Der letzte Castortransport nach Gorleben war so teuer wie noch nie: Fast zehn Millionen Mark mehr als vor vier Jahren, hat das Land ausgegeben, resümierte der niedersächsische Innenminister Heiner Bartling (SPD). Litaneihaft fordern Landespolitiker nun die Kostenbeteiligung der anderen Bundesländer für das nächste Großereignis im Wendland. Denn während in Dannenberg die Castorgegner gerade noch dabei sind, Zäune zu richten und Bierdosen einzusammeln, hat die Gesellschaft für Nuklearservice (GNS) schon einen neuen Atommülltransport nach Gorleben für den Herbst beantragt.
Am Ende werden jedoch nicht die Kosten der Transporte zählen. Bedeutsamer ist der politische Preis. In Gorleben war ein Verschwinden der Politik zu beobachten. Mit Ausnahme der rührigen Fraktionsvorsitzenden in Niedersachsen, Rebecca Harms, und einiger ihrer grünen Mitstreiter blieb es ausgerechnet der Polizeiführung überlassen, die Öffentlichkeit von der angeblichen Notwendigkeit des Transports - vergeblich - zu überzeugen. Ein angezählter Bundesumweltminister sagte artig weitab in Berlin seinen Vers auf, am Konsens dürfe nicht gerüttelt werden, so als gäbe es dazu keine Alternative. Und seine Parteifreunde fordern nur, die Wirtschaft möge nun den Konsens, den die Anti-AKW-Bewegung gerade angreift, endlich unterschreiben. Geht es noch grotesker?
Sie werden sich schwer tun, die aufkeimende Atomausstiegsdebatte, das Infragestellen der rot-grünen Atompolitik wieder zu ersticken. Allen Unkenrufen zum Trotz ist der Widerstand gegen die Nutzung der Atomenergie nämlich nicht abgebröckelt. Auch bei Minustemperaturen und Eisregen blieben die Protagonisten nicht zu Hause, sondern waren mit vielen jungen Leuten auf Schiene und Straße. Die Transporte von Philippsburg, Biblis, Stade und anderswo nach La Hague oder Sellafield werden auch nicht mehr geräuschlos vonstatten gehen.
Denn wofür der Transport nach Gorleben notwendig war, zeigt sich dieser Tage: Neuer Atommüll darf nun wieder nach Frankreich rollen. Das Wissen darum, dass die Wiederaufarbeitung kein Entsorgungsbeitrag ist, dass der Müllberg um ein Vielfaches vergrößert wird, dass Plutonium extrahiert wird, dass Leukämiefälle aus der Umgebung der Wiederaufarbeitungsanlagen dokumentiert sind, dass diese hochradioaktiven verglasten Abfälle das Dokument einer desaströsen Entsorgungspolitik sind, ist inzwischen weit verbreitet.

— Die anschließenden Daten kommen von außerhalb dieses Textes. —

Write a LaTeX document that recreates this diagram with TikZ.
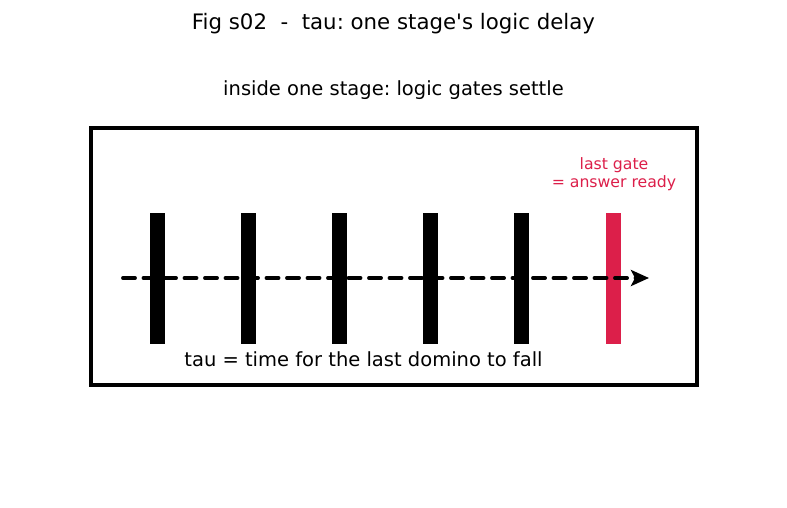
\documentclass[tikz,border=0pt]{standalone}
\usepackage{fontspec}
\setmainfont{DejaVu Sans}
\usetikzlibrary{arrows.meta}
\definecolor{gatered}{HTML}{DC1F4A}
\frenchspacing
\tikzset{
  gate/.style={fill=black, draw=none},
  redgate/.style={fill=gatered, draw=none},
  frame/.style={draw=black, line width=4.2pt},
  flow/.style={line width=3.9pt, dash pattern=on 12pt off 8.5pt, line cap=round, -{Stealth[length=18pt,width=16pt,inset=4pt]}},
  title/.style={font=\fontsize{21.3}{24}\selectfont, inner sep=0pt},
  lbl/.style={font=\fontsize{19.5}{23}\selectfont, inner sep=0pt},
  redlbl/.style={font=\fontsize{15.7}{17.5}\selectfont, text=gatered, align=center, inner sep=0pt}
}
\begin{document}
\begin{tikzpicture}[x=1pt,y=-1pt]
\useasboundingbox (0,0) rectangle (787,508);
\node[title] (title) at (393.5,23.5) {Fig s02\ \ -\ \ tau: one stage\textquotesingle s logic delay};
\node[lbl] (sub) at (393.5,90) {inside one stage: logic gates settle};
\node[frame, minimum width=606pt, minimum height=257pt, inner sep=0pt] (box) at (394,256.5) {};
\foreach \x/\n in {157/g1,248/g2,339/g3,430/g4,521/g5}{
  \node[gate, minimum width=15pt, minimum height=131pt, inner sep=0pt] (\n) at (\x,278.5) {};
}
\node[redgate, minimum width=15pt, minimum height=131pt, inner sep=0pt] (g6) at (613,278.5) {};
\coordinate (s) at (123,278);
\coordinate (e) at (649,278);
\draw[flow] (s) -- (e);
\node[redlbl] (rl) at (614,174) {last gate\\= answer ready};
\node[lbl] (bot) at (363.5,359) {tau = time for the last domino to fall};
\end{tikzpicture}
\end{document}
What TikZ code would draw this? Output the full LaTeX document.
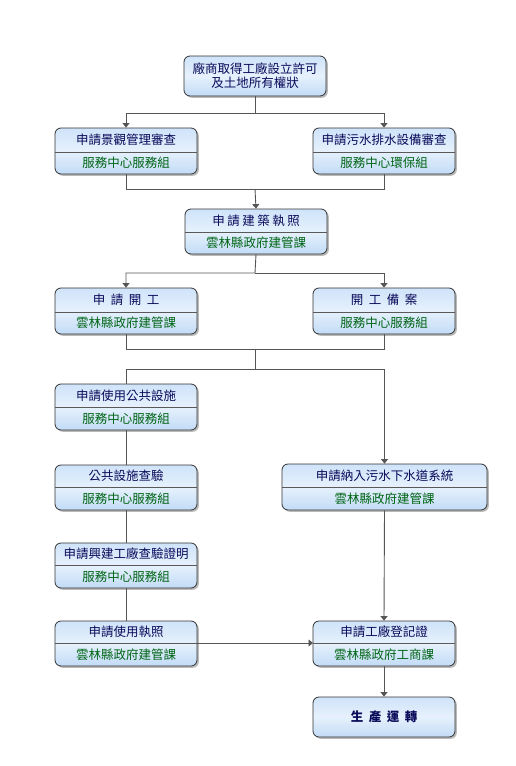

So sitzen vor allem die Grünen in der Zwickmühle, gerieren sich staatstragend und brüskieren ihre Wählerschaft. Wenn Regierungsverantwortung heißt, wider besseren Wissens und höhnisch die eigene Klientel zu belehren, ist es dann nicht an der Zeit, dieser Verantwortungslosigkeit ein Ende zu setzen? Jürgen, komm rüber.